In Uncategorized on November 22, 2013 at 2:57 pm

Publishing its annual Web Index, surveying worldwide use of the web to promote human rights and prosperity, the World Wide Web Foundation surveyed 81 countries and warned that “a growing tide of surveillance and censorship now threatens the future of democracy,” with “one in three countries” “conducting ‘moderate to severe” blocking or filtering of legitimate dissent.” The problem extended from affluent to majority-world countries and included democracies. Britain helps fund the Index and held third place, after Sweden and Norway.

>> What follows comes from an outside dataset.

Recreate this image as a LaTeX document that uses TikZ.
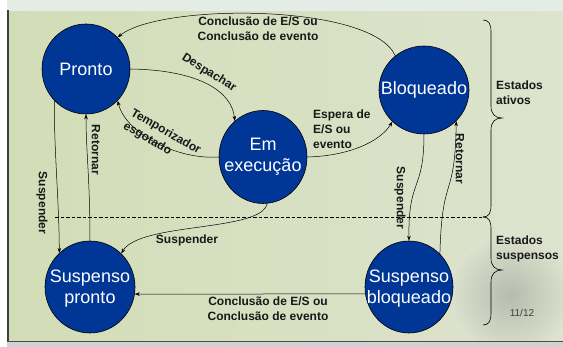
\documentclass[tikz,border=0pt]{standalone}
\usepackage{fontspec}
\setmainfont{Liberation Sans}
\usetikzlibrary{shapes.geometric,arrows.meta}

\definecolor{stateblue}{RGB}{0,54,150}
\definecolor{bgleft}{RGB}{210,221,182}
\definecolor{bgright}{RGB}{221,227,206}
\definecolor{topstrip}{RGB}{228,236,230}
\definecolor{labelink}{RGB}{25,25,25}

\begin{document}
\begin{tikzpicture}[x=1pt,y=-1pt,
  state/.style={ellipse, draw=black, line width=0.6pt, fill=stateblue, inner sep=0pt},
  stxt/.style={text=white, align=center, inner sep=0pt, font=\fontsize{18}{21}\selectfont},
  lbl/.style={font=\bfseries\fontsize{12}{15}\selectfont, inner sep=0pt, text=labelink},
  conn/.style={-{Stealth[length=5pt,width=3.6pt]}, line width=0.5pt, draw=black},
  bracepath/.style={line width=0.6pt, draw=black}
]
\useasboundingbox (0,0) rectangle (563,347);
% background
\shade[left color=bgleft, right color=bgright] (0,0) rectangle (563,347);
\shade[inner color=gray!40!bgright, outer color=bgright] (510,295) circle (62pt);
\fill[topstrip] (0,0) rectangle (563,11);
\fill[white] (0,0) rectangle (7,347);
\fill[black!75] (7,10) rectangle (9,347);
\fill[gray!35] (7,342) rectangle (563,347);
\draw[gray!60!black, line width=1pt] (7,342) -- (563,342);

% states
\node[state, minimum width=88pt, minimum height=90pt,
      label={[stxt]center:Pronto}] (pronto) at (86,69) {};
\node[state, minimum width=90pt, minimum height=88pt,
      label={[stxt]center:Bloqueado}] (bloq) at (424,90) {};
\node[state, minimum width=88pt, minimum height=93pt,
      label={[stxt]center:Em\\execução}] (emexec) at (263,157) {};
\node[state, minimum width=90pt, minimum height=92pt,
      label={[stxt, yshift=-2pt]center:Suspenso\\pronto}] (suspr) at (90,287) {};
\node[state, minimum width=88pt, minimum height=92pt,
      label={[stxt, yshift=-2pt]center:Suspenso\\bloqueado}] (susbl) at (409,287) {};

% dashed separator
\coordinate (dashL) at (55,217);
\coordinate (dashR) at (483,217);
\draw[dash pattern=on 3.5pt off 2pt, line width=0.6pt] (dashL) -- (dashR);

% braces
\draw[bracepath] (483,20) .. controls (489,20) and (491,24) .. (491,32)
  -- (491,106) .. controls (491,114) and (495,118) .. (502,118)
  .. controls (495,118) and (491,122) .. (491,130)
  -- (491,205) .. controls (491,213) and (489,217) .. (483,217);
\draw[bracepath] (483,217) .. controls (489,217) and (491,221) .. (491,229)
  -- (491,258) .. controls (491,266) and (495,270) .. (502,270)
  .. controls (495,270) and (491,274) .. (491,282)
  -- (491,313) .. controls (491,321) and (489,325) .. (483,325);

% connectors
\draw[conn] (bloq.130) .. controls (372,3) and (160,3) .. (pronto.45);
\draw[conn] (pronto.east) .. controls (200,70) and (232,92) .. (emexec.128);
\draw[conn] (emexec.west) .. controls (175,160) and (125,132) .. (pronto.-45);
\draw[conn] (emexec.east) .. controls (348,156) and (380,142) .. (bloq.-135);
\draw[conn] (bloq.south) .. controls (424,192) and (408,178) .. (susbl.north);
\draw[conn] (susbl.47) .. controls (442,172) and (455,202) .. (bloq.-44);
\draw[conn] (pronto.-135) .. controls (54,150) and (59,200) .. (suspr.132);
\draw[conn] (suspr.north) .. controls (90,180) and (86,150) .. (pronto.south);
\draw[conn] (emexec.-85) .. controls (262,232) and (140,222) .. (suspr.47);
\draw[conn] (susbl.189) -- (suspr.-9);

% connector labels
\node[lbl, align=center] (lTop) at (258,28.5) {Conclusão de E/S ou\\Conclusão de evento};
\node[lbl, rotate=-32] (lDesp) at (209,73) {Despachar};
\node[lbl, rotate=-30, align=left] (lTemp) at (162,138.5) {Temporizador\\esgotado};
\node[lbl, align=left, anchor=west] (lEsp) at (313,129.5) {Espera de\\E/S ou\\evento};
\node[lbl, rotate=-90] (lSusR) at (400,198) {Suspender};
\node[lbl, rotate=-90] (lRetR) at (460,159) {Retornar};
\node[lbl, rotate=-90] (lSusL) at (42,203) {Suspender};
\node[lbl, rotate=-90] (lRetL) at (96,150) {Retornar};
\node[lbl] (lSusM) at (187,240.5) {Suspender};
\node[lbl, align=center] (lBot) at (268,309) {Conclusão de E/S ou\\Conclusão de evento};

% brace labels
\node[lbl, align=left, anchor=west] (lAtivos) at (496,93) {Estados\\ativos};
\node[lbl, align=left, anchor=west] (lSusp) at (496,249) {Estados\\suspensos};
\node[font=\fontsize{10}{12}\selectfont, text=black!75, inner sep=0pt] (lPage) at (522,313) {11/12};
\end{tikzpicture}
\end{document}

Two reports into ocean acidification left the liberal capitalist weekly magazine The Economist with the impression that “this is an issue that needs to be taken seriously, though worryingly little is known about it.” Oceans seem to become more acidic as atmospheric carbon levels rise; in the distant past, similarly dramatic changes have drastically unbalanced ancient ecosystems, and the worry, so to speak, is that prehistory might repeat itself. Meanwhile, the Economist’s target readership of management-cadre capitalists seemed to be struggling to achieve their own stated goal to produce greener, more forest-friendly goods; they find it hard to keep track of their own complex supply chains. In an action somewhat eclipsed by the high-profile release on bail of Greenpeace activists, accused of hooliganism for their action against Arctic oil drilling, other green campaign groups staged a walkout from the UN climate talks in Warsaw, amid squabbling between member states. The EU has accused coal-friendly Poland of fudging its duty to draw up a schedule for work towards new, binding carbon targets. This remains a stubbornly elusive hope, with the current deadline for agreement set for a Paris conference in 2015, and concrete action by 2020. If you want to know more, this seems to be the book to put on your Christmas list:

The UK government’s privatisation agenda continued to play as a farce, with favoured subcontractor Capita attributing its piss-poor performance running army recruitment to the lack of wars, and prison privatisation being held up because top bidder Serco is itself the subject of criminal investigation for fiddling their own books, taking money for prisoners who were dead or who never existed at all.